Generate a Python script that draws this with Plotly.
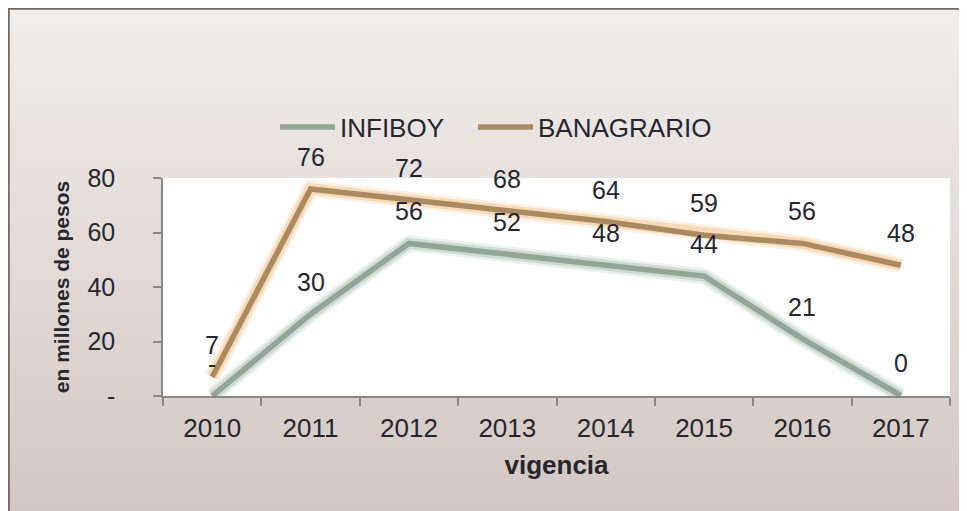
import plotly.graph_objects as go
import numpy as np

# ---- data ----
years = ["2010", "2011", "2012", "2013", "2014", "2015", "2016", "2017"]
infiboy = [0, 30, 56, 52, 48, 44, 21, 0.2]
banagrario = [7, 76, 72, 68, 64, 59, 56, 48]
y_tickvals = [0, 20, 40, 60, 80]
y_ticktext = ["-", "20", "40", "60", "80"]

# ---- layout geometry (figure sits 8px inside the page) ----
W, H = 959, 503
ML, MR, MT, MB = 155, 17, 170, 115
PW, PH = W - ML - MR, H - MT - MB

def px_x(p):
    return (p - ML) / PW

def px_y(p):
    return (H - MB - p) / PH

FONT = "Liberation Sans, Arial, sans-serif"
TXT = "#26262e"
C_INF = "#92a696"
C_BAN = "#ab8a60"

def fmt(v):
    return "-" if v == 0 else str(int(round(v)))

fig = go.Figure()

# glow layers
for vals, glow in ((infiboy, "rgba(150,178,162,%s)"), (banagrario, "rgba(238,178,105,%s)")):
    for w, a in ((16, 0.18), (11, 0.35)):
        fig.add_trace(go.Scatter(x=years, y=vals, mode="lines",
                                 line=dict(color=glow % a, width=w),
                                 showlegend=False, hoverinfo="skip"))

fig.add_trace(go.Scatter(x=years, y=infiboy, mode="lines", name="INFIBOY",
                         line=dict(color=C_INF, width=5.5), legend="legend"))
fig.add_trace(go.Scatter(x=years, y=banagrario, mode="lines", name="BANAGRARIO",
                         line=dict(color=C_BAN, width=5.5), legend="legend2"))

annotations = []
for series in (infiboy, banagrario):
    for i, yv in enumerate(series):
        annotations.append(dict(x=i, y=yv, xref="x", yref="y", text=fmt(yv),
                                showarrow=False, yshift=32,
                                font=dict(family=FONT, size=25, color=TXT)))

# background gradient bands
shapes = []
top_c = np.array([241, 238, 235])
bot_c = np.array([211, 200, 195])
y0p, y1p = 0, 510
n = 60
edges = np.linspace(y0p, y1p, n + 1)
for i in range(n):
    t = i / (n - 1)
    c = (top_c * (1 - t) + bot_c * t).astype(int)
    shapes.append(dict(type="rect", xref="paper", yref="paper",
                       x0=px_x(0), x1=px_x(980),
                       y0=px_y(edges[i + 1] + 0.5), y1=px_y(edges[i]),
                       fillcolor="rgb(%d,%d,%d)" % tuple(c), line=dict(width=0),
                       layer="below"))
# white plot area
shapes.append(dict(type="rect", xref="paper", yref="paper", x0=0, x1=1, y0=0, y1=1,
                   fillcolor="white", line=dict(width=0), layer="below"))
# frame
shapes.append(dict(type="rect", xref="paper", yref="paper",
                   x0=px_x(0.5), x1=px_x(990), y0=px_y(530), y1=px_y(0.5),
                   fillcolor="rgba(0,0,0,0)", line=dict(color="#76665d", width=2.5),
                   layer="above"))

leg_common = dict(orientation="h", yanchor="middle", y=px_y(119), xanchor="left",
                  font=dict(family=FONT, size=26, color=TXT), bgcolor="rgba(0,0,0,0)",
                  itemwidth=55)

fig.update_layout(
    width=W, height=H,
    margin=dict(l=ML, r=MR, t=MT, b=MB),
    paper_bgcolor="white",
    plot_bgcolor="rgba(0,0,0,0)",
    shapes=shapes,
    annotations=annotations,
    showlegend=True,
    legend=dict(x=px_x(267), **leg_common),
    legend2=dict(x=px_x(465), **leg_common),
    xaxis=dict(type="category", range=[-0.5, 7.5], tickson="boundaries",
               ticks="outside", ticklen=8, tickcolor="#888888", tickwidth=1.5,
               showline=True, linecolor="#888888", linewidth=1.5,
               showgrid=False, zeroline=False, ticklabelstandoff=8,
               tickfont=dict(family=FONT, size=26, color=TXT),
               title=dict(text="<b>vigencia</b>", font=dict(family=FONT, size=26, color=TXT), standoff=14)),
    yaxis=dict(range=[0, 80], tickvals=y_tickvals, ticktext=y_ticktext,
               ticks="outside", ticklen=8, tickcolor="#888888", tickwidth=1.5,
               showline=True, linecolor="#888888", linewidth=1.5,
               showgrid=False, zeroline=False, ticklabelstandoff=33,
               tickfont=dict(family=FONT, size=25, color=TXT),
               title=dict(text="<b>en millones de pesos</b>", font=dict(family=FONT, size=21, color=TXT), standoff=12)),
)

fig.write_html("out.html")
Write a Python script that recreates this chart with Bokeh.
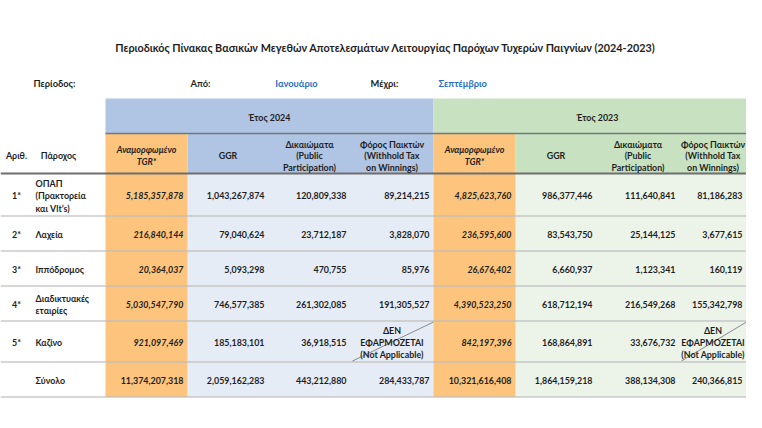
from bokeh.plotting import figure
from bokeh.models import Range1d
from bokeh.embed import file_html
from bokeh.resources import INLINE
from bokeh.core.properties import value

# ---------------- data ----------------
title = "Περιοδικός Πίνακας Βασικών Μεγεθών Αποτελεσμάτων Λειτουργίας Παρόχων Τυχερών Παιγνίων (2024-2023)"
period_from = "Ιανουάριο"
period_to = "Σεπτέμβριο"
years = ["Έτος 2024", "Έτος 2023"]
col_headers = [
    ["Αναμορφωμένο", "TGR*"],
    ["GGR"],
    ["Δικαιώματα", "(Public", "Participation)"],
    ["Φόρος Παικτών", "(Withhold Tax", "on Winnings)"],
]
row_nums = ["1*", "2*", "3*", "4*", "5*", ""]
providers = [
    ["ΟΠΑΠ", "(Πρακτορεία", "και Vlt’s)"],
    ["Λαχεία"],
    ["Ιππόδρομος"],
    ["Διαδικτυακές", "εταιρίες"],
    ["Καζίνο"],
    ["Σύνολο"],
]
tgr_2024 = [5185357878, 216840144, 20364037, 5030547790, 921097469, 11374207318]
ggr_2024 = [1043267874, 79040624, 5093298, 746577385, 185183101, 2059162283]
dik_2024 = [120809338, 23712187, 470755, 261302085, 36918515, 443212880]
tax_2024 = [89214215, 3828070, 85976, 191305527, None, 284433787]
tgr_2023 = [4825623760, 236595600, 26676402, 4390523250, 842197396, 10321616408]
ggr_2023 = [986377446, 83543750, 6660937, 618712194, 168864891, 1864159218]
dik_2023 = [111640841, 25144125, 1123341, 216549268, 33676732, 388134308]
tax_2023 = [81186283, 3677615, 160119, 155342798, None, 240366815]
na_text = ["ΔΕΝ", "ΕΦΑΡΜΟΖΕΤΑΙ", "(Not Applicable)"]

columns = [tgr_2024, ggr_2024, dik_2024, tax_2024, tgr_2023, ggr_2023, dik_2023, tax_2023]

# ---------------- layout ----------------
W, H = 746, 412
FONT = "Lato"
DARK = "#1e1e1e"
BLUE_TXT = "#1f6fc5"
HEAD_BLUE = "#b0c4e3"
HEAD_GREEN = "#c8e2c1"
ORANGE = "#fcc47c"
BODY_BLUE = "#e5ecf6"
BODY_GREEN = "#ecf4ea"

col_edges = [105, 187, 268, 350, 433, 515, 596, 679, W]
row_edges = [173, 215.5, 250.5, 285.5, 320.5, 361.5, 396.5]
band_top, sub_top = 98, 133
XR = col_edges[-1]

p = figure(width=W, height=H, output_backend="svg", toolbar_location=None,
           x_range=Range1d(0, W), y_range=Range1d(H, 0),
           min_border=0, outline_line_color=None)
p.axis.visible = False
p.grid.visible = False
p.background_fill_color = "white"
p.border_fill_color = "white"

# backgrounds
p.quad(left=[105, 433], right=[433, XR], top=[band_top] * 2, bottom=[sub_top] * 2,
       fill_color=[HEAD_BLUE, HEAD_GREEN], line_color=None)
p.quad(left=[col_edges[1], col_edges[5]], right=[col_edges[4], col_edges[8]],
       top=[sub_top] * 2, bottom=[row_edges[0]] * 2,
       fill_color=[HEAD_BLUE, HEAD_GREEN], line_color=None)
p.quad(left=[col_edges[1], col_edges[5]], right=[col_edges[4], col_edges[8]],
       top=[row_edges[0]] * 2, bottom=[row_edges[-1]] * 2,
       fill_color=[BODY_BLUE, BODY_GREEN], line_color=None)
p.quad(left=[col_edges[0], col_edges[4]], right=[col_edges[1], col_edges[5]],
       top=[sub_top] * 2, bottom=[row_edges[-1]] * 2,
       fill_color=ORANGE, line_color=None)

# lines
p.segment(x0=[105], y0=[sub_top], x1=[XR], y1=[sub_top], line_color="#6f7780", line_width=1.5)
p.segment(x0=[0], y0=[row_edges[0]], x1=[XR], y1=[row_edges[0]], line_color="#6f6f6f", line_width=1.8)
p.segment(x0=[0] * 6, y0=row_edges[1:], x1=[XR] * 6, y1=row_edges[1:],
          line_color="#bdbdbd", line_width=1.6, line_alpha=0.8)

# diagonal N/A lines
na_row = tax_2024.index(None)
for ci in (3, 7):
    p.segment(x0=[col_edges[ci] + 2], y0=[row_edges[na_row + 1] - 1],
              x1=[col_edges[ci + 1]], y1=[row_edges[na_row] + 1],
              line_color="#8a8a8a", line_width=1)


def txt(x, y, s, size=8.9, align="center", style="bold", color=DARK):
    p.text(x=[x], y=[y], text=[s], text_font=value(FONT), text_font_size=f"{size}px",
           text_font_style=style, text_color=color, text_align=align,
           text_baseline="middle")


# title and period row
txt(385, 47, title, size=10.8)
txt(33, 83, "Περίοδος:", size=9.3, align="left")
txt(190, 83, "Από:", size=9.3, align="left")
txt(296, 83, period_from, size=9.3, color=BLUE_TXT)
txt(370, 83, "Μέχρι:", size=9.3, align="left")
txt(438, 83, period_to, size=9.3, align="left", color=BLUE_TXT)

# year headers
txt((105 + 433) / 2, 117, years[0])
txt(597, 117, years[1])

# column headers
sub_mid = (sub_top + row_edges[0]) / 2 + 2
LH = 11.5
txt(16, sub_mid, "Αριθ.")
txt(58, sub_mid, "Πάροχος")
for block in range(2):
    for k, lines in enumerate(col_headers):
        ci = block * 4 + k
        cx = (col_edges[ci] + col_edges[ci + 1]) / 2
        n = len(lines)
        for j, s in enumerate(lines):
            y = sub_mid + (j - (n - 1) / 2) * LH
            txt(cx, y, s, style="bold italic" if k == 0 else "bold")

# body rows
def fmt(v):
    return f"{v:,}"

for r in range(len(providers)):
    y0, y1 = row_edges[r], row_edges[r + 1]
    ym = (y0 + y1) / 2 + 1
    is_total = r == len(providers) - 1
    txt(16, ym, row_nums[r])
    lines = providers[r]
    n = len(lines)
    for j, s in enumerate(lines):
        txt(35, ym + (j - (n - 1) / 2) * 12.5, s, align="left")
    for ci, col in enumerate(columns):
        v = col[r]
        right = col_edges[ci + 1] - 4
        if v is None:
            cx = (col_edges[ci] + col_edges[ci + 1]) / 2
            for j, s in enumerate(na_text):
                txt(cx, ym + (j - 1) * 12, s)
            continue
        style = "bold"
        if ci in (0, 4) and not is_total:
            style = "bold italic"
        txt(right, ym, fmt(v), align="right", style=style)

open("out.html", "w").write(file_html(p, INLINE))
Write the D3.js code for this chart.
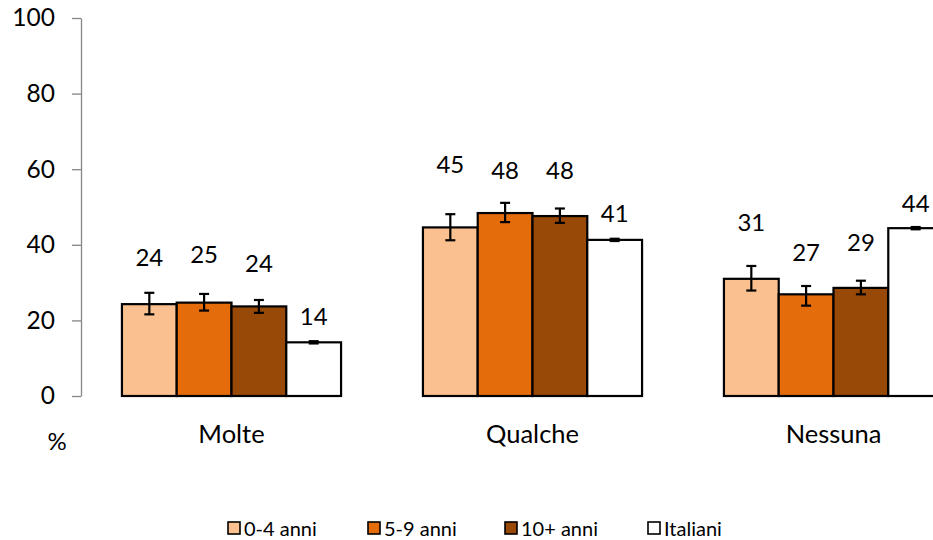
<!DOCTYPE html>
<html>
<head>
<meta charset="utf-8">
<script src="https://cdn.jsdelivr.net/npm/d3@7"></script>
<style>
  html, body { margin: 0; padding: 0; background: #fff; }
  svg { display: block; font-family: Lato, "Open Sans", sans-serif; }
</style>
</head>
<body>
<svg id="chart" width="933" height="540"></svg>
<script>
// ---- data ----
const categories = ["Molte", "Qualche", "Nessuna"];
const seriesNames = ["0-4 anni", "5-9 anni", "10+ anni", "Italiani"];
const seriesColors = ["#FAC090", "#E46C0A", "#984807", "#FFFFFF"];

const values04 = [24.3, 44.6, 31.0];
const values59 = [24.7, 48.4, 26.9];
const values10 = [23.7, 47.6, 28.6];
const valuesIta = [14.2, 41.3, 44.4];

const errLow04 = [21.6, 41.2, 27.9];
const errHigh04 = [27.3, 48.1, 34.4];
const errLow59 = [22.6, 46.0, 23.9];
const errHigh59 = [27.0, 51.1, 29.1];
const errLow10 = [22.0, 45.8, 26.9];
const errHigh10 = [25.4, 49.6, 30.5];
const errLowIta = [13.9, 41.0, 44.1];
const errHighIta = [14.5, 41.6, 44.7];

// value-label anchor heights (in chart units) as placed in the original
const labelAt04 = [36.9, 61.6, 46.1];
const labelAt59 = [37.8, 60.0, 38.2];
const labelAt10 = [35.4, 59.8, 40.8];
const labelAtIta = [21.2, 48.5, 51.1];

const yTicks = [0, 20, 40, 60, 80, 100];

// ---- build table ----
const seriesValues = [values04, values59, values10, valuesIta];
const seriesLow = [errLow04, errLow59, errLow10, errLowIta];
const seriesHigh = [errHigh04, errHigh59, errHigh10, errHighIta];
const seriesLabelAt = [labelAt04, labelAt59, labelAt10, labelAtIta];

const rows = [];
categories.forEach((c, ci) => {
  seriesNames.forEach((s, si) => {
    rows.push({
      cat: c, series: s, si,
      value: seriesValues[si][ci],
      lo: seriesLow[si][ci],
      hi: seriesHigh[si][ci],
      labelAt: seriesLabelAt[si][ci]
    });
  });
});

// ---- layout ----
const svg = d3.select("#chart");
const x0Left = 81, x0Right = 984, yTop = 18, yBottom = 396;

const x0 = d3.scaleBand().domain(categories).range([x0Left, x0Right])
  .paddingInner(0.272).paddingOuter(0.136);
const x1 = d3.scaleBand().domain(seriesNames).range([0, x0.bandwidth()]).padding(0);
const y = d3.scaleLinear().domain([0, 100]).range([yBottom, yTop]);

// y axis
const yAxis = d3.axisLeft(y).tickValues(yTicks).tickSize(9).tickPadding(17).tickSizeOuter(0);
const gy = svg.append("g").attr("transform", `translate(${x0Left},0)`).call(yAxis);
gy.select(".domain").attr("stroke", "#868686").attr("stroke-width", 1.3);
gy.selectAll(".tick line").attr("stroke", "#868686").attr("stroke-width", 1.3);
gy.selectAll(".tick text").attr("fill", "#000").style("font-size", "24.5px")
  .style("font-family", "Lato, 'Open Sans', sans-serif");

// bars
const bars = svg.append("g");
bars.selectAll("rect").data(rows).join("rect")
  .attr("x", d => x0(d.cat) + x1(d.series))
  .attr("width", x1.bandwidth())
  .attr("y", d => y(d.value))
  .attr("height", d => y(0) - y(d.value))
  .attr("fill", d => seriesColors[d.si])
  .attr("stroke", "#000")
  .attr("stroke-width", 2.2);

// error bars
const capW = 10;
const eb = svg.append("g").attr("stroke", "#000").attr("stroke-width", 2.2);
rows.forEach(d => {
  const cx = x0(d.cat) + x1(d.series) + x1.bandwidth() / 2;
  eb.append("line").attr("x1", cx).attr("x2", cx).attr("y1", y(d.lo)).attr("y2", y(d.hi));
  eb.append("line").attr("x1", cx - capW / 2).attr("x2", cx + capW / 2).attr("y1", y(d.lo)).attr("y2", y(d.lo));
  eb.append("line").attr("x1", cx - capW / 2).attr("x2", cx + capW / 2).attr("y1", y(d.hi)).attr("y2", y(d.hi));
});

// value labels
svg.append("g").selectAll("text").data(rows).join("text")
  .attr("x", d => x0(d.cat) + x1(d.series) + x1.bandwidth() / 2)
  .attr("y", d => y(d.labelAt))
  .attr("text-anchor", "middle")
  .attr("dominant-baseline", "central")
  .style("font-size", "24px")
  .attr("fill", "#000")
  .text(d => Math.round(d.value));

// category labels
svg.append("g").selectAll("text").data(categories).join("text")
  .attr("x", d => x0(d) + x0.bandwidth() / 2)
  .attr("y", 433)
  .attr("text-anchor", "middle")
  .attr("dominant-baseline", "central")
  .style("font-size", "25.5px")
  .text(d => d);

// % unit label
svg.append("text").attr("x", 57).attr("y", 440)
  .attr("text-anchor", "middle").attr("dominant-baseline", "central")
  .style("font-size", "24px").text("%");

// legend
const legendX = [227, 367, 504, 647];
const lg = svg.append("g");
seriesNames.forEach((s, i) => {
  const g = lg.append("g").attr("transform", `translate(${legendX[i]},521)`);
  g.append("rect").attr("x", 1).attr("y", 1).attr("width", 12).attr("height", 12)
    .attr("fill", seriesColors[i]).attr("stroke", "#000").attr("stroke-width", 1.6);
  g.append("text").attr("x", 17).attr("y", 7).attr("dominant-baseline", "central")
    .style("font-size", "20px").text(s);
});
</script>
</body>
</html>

########################################

• _Task description_:
Pictures excluded, retype exactly the lines running from the one with "Write a Python" through the one with "from bokeh.core.properties import value". Include both end lines and nothing more.

• _Task solution_:
Write a Python script that recreates this chart with Bokeh.
from bokeh.plotting import figure
from bokeh.models import Range1d
from bokeh.embed import file_html
from bokeh.resources import INLINE
from bokeh.core.properties import value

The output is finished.